Plus généralement, on peut s'interroger sur l'objet même des critiques formulées dans ces textes: est-ce vraiment la papauté d'Avignon qui est contestée, ou plutôt la théocratie pontificale, formulée de manière spectaculaire par Boniface VIII? Le livre d'Unn Falkeid montre plutôt que la question d'Avignon ou de Rome ne se pose vraiment qu'à partir de Pétrarque, c'est-à-dire au moment où le pontificat de Clément VI donnait l'impression d'un enracinement de la cour pontificale sur les bords du Rhône. Auparavant, c'est avant tout la place du pouvoir pontifical et sa légitimité qui sont interrogées, vis-à-vis de l'empereur chez Dante, du legislator humanus chez Marsile de Padoue, ou de la communauté des fidèles chez Guillaume d'Ockham. Avec la démarche humaniste de Pétrarque, que l'auteur aborde essentiellement par son admiration pour le tribun romain Cola di Rienzo, la nostalgie romaine se fait de plus en plus présente. Elle est renforcée encore par les appels insistants à la réforme de l'Eglise, sous les mots de Brigitte de Suède ou de Catherine de Sienne, ces femmes prophétesses, visionnaires et mystiques dont Unn Falkeid souligne avec raison l'implication dans les affaires politiques et ecclésiastiques. Pour elles comme pour beaucoup d'autres, le retour à Rome devient synonyme d'un retour aux sources. Et pourtant, celui-ci déclenchera en 1378 la plus grave crise subie par la papauté, celle du Grand Schisme. On peut regretter le traitement purement factuel accordé à cet épisode à la fin de l'ouvrage, car il aurait éclairé le dernier combat de Catherine de Sienne au service d'un pontife peu défendable, Urbain VI, mais susceptible à ses yeux de réformer enfin les abus des cardinaux et des prélats.

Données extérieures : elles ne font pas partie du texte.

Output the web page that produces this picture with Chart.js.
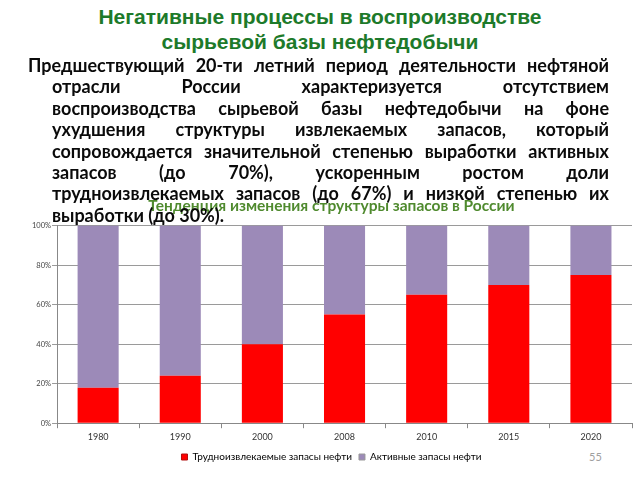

Le grand intérêt du livre d'Unn Falkeid réside dans la confrontation de ces textes produits par des auteurs brillants très impliqués dans les affaires de leur temps, mais tous différents, hommes ou femmes, poètes, théologiens ou philosophes. L'analyse est souvent précise, soutenue par un riche appareil de notes, et l'utilisation de l'ouvrage est facilitée par un index assez complet, alors que la bibliographie reste quelque peu modeste. Même si le lecteur aurait souhaité que la volonté de l'auteur de franchir les limites de l'histoire intellectuelle soit davantage suivie d'effet, il ne peut qu'être impressionné par la richesse et la vitalité des débats de ce XIVe siècle, lorsque le pape vivait à Avignon et que tout semblait pouvoir être remis en question.